Los autores ofrecen un drama histórico realizado con métodos propios del documental de creación, con actores no profesionales que interpretan roles muy parecidos a los de su vida real. A lo largo de la película, se alternan las escenas de bailes, los ritos de iniciación y los trabajos en grupo. La mirada es amable, y se destaca el sentimiento de comunidad, la lógica del apoyo mutuo y la vida en contacto con la naturaleza.
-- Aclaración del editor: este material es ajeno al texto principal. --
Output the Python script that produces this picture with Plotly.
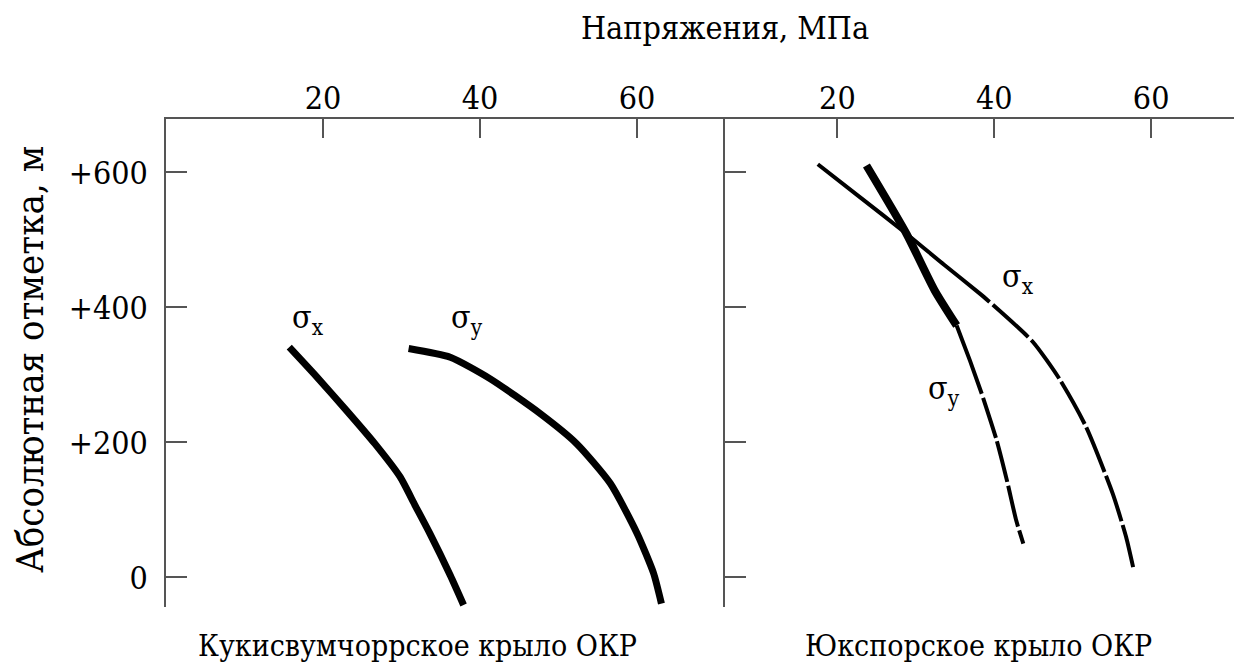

Dentro del protagonismo coral, parece detectarse una especial atención dedicada a algunos personajes femeninos. Las figuras de autoridad son siempre masculinas, porque se presenta una sociedad con divisiones sexistas del trabajo y los roles, pero Butler y Dean se fijan especialmente en Wawa, en su rebeldía hacia un matrimonio impuesto... y también en la hermana de ella, una niña cuya curiosidad facilita que la audiencia descubra con ella la vida del poblado y sus alrededores.
Paisajismo narrativo
En general, Tanna tiene algo de contemplación entregada de un paraíso perdido, sin hacer hincapié en los aspectos más cuestionables del pueblo yakel, sea por simpatía sincera o por la distancia del etnógrafo que no quiere caer en ningún tipo de supremacismo cultural.
La manera de filmar rostros, cuerpos y paisajes también tiende a la fascinación. Los responsables afrontan las dificultades de encontrar una manera de representar la naturaleza y la vida tribal que rehuya las convenciones de National Geographic o Discovery, sin acercarse al documentalismo experimental. Se impone un preciosismo dúctil. Algunos planos paisajísticos, de figuras pequeñas y espacios monumentales (como el impresionante monte volcánico Yasur), conviven con los planos cortos y los detalles de interacción entre personajes filmados con aparente naturalidad.
En paralelo, se despliega una banda sonora con atmósferas electrónicas e irrupciones vocales de una de las estrellas musicales de Oceanía: la australiana Lisa Gerrard, antigua miembro del dúo Dead Can Dance. Compositora e intérprete de bandas sonoras, en solitario o en colaboración con históricos como Ennio Morricone o Hans Zimmer, Gerrard contribuye a dotar las imágenes de una cierta belleza inquietante.
Al final, se emiten diversos mensajes. Los yakel y sus vecinos asumen que, a pesar de lo importantes que puedan ser las tradiciones y las maneras de vivir, estas deben adaptarse a los deseos y las necesidades de la gente. Un acotado drama humano les lleva a impulsar un cambio social relevante.
Por el camino, también se incluye una advertencia sobre los ciclos de venganza y sus efectos. “No podemos seguir haciéndonos cosas terribles los unos a los otros. Necesitamos vivir sin miedo”, dice la protagonista femenina con un pacifismo también pragmático. Quizá se podría tomar nota de ello.